The FBI director did not, in keeping with protocol, make any public statements about any information, if any, his agency had developed about the Trump/Russian connection.

 

Giuliani Lets the Cat Out of the Bag

 

This is peculiar because just two days before Comey released his October 28 letter Rudy Giuliani, speaking about the FBI director, told Fox News, “I think he’s (Comey) got a surprise or two you’re going to hear about in the next two days. I’m talking about some pretty big surprises.”

 

In a recent classified meeting with Congressional Democrats, the director was less than forthcoming about the reasons he made the Clinton email investigation such a public spectacle while shrouding the Trump/Russian investigation in secrecy—assuming an investigation was even undertaken.

 

Undoubtedly, Comey will argue that there was a “compelling public interest” in disclosing information about the Clinton email investigation while such a need did not exist about the alleged connections between the Trump campaign and Russian government officials.

 

Public Had Right to Know Dirt on Both Sides

 

We believe otherwise.
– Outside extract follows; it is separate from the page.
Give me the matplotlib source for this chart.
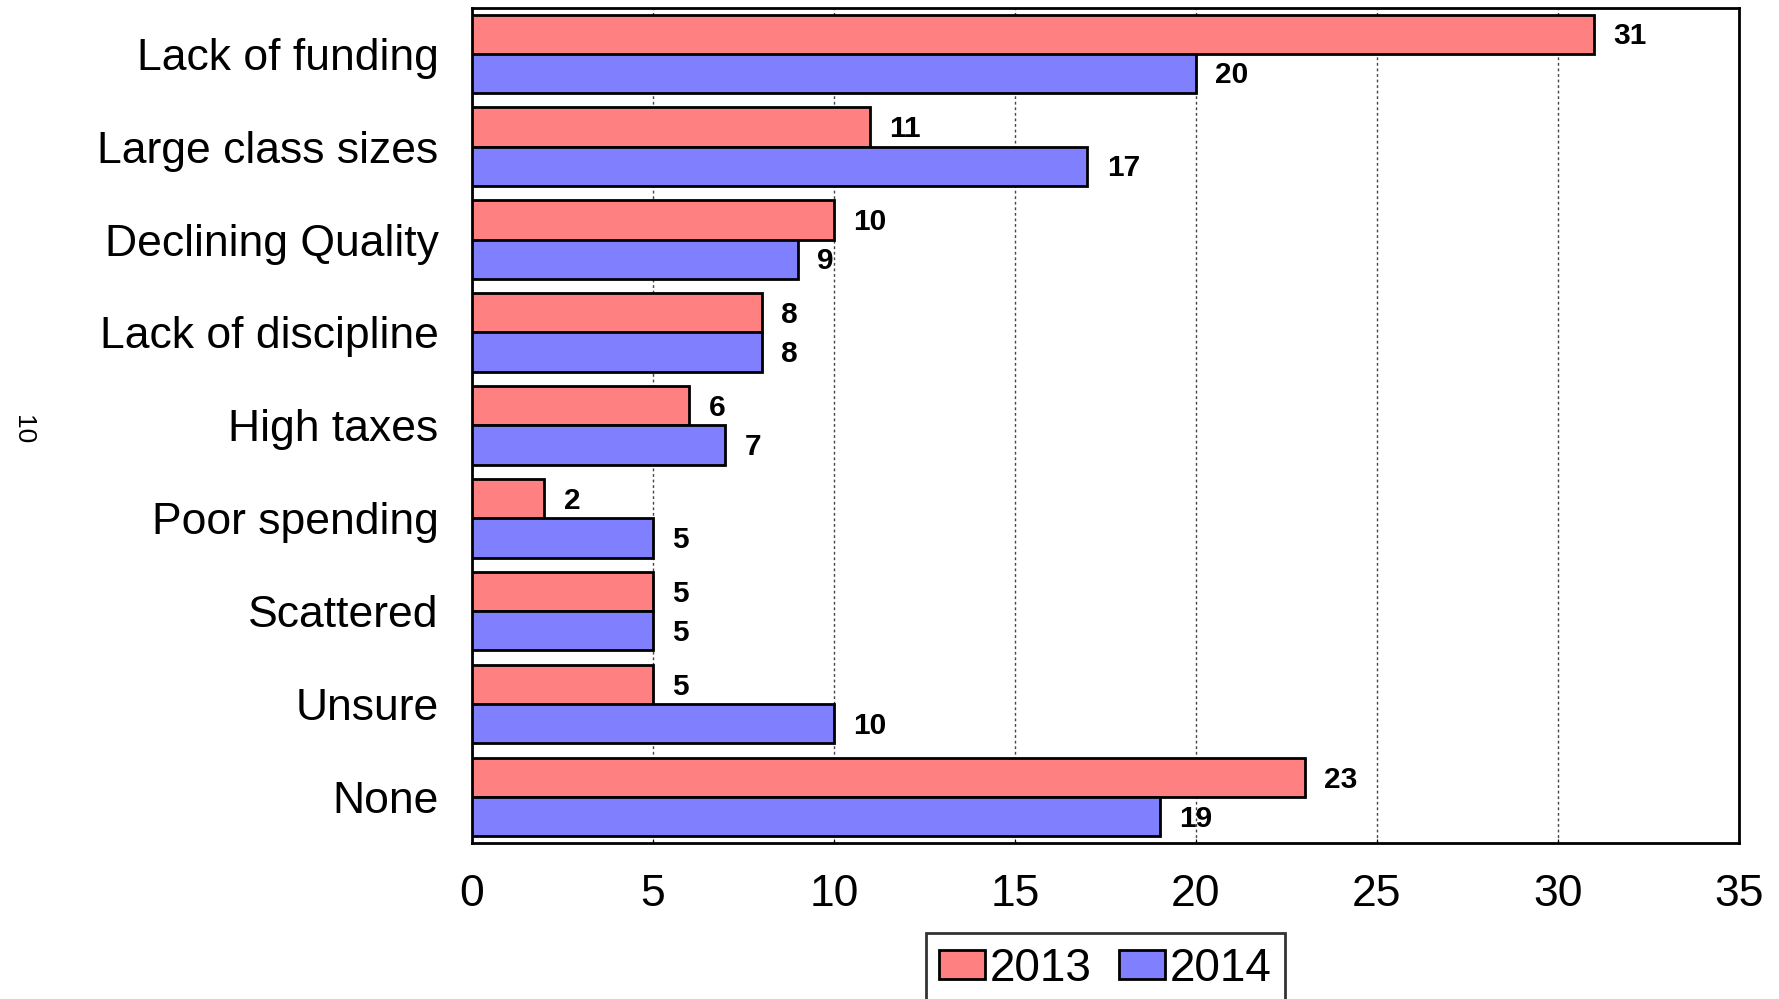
import numpy as np
import matplotlib.pyplot as plt

plt.rcParams['font.family'] = ['Liberation Sans', 'DejaVu Sans']

# data
categories = ['Lack of funding', 'Large class sizes', 'Declining Quality',
              'Lack of discipline', 'High taxes', 'Poor spending',
              'Scattered', 'Unsure', 'None']
values_2013 = [31, 11, 10, 8, 6, 2, 5, 5, 23]
values_2014 = [20, 17, 9, 8, 7, 5, 5, 10, 19]
series_labels = ['2013', '2014']
xticks = [0, 5, 10, 15, 20, 25, 30, 35]

color_2013 = '#FF8080'
color_2014 = '#8080FF'

fig = plt.figure(figsize=(17.79, 9.99), dpi=100)
ax = fig.add_axes([0.2653, 0.1562, 0.9775 - 0.2653, 0.992 - 0.1562])

y = np.arange(len(categories))
h = 0.42
b1 = ax.barh(y - h / 2, values_2013, height=h, color=color_2013,
             edgecolor='black', linewidth=2, label=series_labels[0], zorder=3)
b2 = ax.barh(y + h / 2, values_2014, height=h, color=color_2014,
             edgecolor='black', linewidth=2, label=series_labels[1], zorder=3)

# value labels next to bar ends
for bars, vals in [(b1, values_2013), (b2, values_2014)]:
    for rect, v in zip(bars, vals):
        ax.annotate(str(v), (v, rect.get_y() + rect.get_height() / 2),
                    xytext=(14, -1.5), textcoords='offset points',
                    ha='left', va='center', fontsize=21.5, fontweight='bold',
                    zorder=4)

ax.set_xlim(0, 35)
ax.set_ylim(len(categories) - 0.51, -0.49)
ax.set_xticks(xticks)
ax.set_yticks(y)
ax.set_yticklabels(categories)
ax.tick_params(axis='x', labelsize=32, length=3, direction='in', pad=22)
ax.tick_params(axis='y', labelsize=32, length=0, pad=24)
ax.xaxis.grid(True, linestyle=(0, (2, 2)), color='#444444', linewidth=1, zorder=0)
for s in ax.spines.values():
    s.set_linewidth(2)

fig.text(0.013, 0.57, '10', rotation=270, fontsize=19, ha='center', va='center')

leg = fig.legend(handles=[b1, b2], labels=series_labels, loc='upper center',
                 bbox_to_anchor=(0.6214, 0.066), ncol=2, fontsize=33,
                 frameon=True, fancybox=False, edgecolor='black',
                 handlelength=1.0, handleheight=0.6, handletextpad=0.1,
                 columnspacing=0.6, borderpad=0.3, borderaxespad=0)
leg.get_frame().set_linewidth(2)

fig.savefig('out.png', dpi=100)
The public had as much a right to know before the November 8 election that the Russians were boasting that they had “compromising” information about Trump and that there were credible allegations that members of his campaign had (perhaps unlawfully) shared information with the Russians.

 

The fact that Trump and his campaign was closely associated with and continuous issued praise for Russian President Vladimir Putin throughout the presidential election lends additional credibility to the British spy information provided to the FBI.

 

Did Trump Violate Federal Law?

 

From a pure legal standpoint, there was more “probable cause” (reasonable suspicion) that Trump and his campaign had violated federal law(s) in their relationship with Russia than there was that the Anthony Weiner laptop contained Hillary Clinton emails revealing classified information. That’s because Clinton had been cleared by the FBI of any criminal wrongdoing last summer, while at the same time respected law makers were charging that Trump himself had violated the Logan Act by asking Russian hackers to spy on Clinton

 

Thus, there was, and remains, more than “reasonable suspicion” in the public record that Trump and/or his campaign violated federal laws, and perhaps that some even committed treason.

 

Treason is the act of betraying one’s country by giving aid and comfort to the enemy.

 

Arguably, any effort to collaborate with a foreign power to interfere with this nation’s presidential election process in favor of one candidate over another is an act of treason.

 

Russia Getting What It Paid For

 

It was recently reported in the media that retired Gen. Michael J. Flynn had several conversations with Russia’s U.S. Ambassador Sergey Kislyak on the very day that President Obama announced sanctions against the Russian government for its interference in the 2016 presidential.

 

Trump’s transition team vehemently denied that Flynn’s conversations had anything to do with the American imposed sanctions because if they had, this would be a clear violation of the Logan Act. The transition team stated the Flynn/Kislyak talks pertained to setting up the logistics for a future telephone conversation between Putin and Trump.

 

However, just days later, Trump stated that he would consider lifting the Obama sanctions on Russia; further lending credence to the reasonable suspicion that the Flynn/Kislyak conversations may indeed have been about those sanctions in violation of the Logan Act.

 

These verified media reports (including Trump’s own statements) create more than a “reasonable suspicion” that there has been criminal wrongdoing associated with the Trump campaign and the Russian interference in the 2016 presidential election—and all of this underscores why FBI Director James Comey should have respected established Justice Department protocols rather than engage in a partisan effort to damage Hillary Clinton’s presidential election chances. The Director clearly chose one candidate over the other.

 

James C. Comey has lost all of his professional credibility and has severely undermined the integrity of the FBI with his handling of the Clinton email investigation. He should resign forthwith.